## Entries shown
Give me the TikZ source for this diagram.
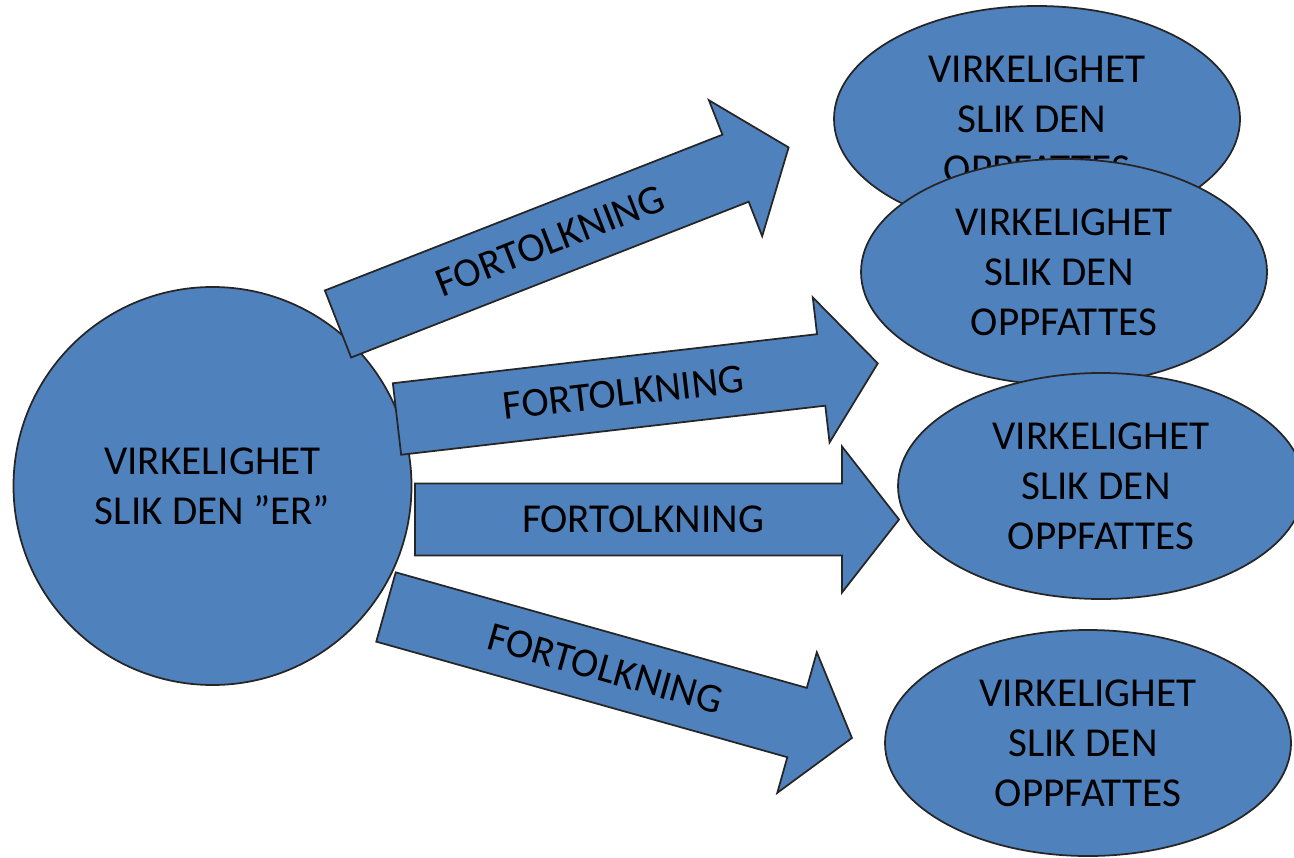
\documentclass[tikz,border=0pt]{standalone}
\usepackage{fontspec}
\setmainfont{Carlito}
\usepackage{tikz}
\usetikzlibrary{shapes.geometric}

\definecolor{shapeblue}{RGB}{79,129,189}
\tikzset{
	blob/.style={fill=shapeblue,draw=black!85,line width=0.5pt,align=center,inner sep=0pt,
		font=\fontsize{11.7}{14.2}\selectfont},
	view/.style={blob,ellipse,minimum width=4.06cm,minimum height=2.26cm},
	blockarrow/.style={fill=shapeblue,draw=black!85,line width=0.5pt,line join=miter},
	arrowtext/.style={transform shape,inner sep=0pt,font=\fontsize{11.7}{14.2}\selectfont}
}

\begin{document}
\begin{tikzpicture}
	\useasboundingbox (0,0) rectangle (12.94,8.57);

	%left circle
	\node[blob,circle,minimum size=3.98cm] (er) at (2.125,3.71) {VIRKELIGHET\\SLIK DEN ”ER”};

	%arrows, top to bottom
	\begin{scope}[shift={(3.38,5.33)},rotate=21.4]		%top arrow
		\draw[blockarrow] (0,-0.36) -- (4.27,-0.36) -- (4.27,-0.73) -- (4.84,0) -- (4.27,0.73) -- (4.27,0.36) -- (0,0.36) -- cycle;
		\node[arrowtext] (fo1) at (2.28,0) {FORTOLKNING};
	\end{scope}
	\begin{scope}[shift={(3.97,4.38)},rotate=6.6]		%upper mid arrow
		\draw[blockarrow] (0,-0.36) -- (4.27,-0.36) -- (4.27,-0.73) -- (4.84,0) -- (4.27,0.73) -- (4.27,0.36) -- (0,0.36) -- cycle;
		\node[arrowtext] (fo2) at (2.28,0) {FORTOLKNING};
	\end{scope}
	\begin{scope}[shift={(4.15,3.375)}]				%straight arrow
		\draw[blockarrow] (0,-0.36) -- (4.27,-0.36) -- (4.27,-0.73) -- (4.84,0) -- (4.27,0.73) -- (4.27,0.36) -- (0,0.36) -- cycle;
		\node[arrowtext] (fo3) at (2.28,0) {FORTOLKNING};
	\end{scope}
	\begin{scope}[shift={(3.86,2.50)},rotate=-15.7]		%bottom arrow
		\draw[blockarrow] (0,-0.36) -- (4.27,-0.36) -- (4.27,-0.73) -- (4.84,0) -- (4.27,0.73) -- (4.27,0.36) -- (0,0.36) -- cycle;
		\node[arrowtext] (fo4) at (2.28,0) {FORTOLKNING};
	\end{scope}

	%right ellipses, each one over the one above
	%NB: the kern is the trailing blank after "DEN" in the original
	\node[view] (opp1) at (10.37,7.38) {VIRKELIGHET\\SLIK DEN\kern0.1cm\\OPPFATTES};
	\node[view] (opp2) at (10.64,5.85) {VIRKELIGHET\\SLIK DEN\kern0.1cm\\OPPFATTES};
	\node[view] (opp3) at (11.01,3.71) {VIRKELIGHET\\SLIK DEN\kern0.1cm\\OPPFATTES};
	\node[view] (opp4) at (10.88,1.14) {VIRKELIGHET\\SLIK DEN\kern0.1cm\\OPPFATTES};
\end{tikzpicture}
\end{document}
==
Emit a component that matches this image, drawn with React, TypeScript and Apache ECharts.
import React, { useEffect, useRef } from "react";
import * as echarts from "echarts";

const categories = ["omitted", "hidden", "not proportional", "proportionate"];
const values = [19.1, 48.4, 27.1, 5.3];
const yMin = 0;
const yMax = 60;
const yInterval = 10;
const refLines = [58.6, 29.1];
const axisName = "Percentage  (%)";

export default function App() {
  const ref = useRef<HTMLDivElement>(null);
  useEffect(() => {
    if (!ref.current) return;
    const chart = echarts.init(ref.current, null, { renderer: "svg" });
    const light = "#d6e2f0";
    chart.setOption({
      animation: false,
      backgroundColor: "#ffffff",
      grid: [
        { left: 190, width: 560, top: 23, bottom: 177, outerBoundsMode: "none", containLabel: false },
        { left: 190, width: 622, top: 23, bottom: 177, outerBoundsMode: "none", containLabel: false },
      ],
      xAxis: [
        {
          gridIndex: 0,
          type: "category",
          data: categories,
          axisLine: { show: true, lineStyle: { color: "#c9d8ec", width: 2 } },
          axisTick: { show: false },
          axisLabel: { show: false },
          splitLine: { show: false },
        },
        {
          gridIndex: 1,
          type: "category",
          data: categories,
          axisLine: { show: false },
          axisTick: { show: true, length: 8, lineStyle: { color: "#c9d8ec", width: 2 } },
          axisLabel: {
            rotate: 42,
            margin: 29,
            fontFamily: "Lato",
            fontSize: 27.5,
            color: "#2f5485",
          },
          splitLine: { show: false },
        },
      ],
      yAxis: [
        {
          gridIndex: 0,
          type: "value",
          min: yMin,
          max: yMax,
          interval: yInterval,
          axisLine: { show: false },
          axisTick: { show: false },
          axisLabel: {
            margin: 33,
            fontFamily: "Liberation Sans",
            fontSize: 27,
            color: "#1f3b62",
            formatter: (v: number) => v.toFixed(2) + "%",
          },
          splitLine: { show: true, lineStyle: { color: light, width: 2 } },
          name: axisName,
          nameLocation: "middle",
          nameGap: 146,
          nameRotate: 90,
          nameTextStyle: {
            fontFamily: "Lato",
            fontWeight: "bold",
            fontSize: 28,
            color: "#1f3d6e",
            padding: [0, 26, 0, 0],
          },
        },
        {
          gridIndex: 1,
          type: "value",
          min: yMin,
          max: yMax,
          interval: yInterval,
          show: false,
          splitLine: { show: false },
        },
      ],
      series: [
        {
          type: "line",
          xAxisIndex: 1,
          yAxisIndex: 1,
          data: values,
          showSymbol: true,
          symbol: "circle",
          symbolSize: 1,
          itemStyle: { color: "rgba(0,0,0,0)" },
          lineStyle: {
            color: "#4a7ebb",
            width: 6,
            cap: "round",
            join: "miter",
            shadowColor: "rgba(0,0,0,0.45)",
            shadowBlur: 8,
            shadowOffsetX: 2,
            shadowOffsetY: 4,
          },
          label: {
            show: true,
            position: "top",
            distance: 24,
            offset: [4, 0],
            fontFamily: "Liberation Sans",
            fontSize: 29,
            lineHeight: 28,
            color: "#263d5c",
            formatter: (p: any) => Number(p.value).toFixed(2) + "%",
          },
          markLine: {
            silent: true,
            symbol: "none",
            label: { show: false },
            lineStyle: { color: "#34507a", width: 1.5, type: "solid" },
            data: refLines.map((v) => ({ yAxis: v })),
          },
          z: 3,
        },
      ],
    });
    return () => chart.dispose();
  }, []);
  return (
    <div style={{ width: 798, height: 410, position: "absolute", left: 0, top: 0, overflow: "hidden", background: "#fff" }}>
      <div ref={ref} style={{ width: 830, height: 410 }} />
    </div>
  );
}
==
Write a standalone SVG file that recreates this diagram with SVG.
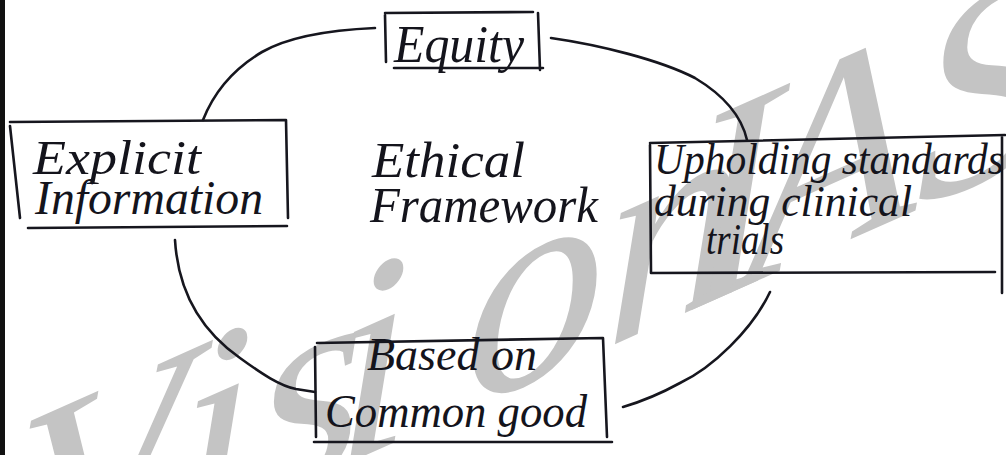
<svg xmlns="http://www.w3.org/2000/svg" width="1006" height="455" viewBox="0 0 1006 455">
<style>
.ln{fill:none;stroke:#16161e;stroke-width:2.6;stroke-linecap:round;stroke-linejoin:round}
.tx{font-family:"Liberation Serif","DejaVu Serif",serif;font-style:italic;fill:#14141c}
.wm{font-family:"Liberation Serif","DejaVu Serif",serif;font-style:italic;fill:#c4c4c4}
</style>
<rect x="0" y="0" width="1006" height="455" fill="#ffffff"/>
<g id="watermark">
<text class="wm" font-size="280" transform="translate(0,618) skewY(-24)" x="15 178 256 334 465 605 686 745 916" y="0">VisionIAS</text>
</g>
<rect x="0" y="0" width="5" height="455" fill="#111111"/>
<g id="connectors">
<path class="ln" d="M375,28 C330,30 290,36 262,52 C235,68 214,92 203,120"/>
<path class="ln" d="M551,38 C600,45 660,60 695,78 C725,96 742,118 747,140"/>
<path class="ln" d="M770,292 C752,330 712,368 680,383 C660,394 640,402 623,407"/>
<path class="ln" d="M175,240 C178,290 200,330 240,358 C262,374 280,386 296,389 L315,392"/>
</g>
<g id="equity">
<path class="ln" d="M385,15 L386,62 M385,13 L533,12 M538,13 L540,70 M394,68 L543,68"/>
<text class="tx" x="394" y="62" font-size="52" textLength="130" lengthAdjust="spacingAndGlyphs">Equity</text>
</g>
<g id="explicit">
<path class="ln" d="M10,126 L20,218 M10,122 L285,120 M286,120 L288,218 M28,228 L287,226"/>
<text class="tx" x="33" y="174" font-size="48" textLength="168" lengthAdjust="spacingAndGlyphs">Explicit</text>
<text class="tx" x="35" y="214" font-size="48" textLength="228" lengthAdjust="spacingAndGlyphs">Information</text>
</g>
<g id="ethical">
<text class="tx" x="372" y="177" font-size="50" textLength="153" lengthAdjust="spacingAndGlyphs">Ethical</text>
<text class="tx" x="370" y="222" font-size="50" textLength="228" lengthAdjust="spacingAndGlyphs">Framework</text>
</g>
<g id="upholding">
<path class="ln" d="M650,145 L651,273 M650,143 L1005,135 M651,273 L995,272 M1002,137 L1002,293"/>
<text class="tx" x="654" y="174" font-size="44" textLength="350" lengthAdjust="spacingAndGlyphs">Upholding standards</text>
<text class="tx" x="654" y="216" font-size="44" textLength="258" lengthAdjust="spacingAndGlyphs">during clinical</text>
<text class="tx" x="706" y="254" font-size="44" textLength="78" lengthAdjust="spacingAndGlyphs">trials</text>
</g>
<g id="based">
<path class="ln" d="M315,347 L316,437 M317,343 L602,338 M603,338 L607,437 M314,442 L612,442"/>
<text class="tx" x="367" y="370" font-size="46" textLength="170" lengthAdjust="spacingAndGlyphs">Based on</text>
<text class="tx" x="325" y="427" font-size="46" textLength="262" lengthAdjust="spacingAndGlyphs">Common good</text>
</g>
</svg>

## Task to carry out
Search the records for the word "diagram". Copy every line that has it.

## The response
Give me the TikZ source for this diagram.
Write a standalone SVG file that recreates this diagram with SVG.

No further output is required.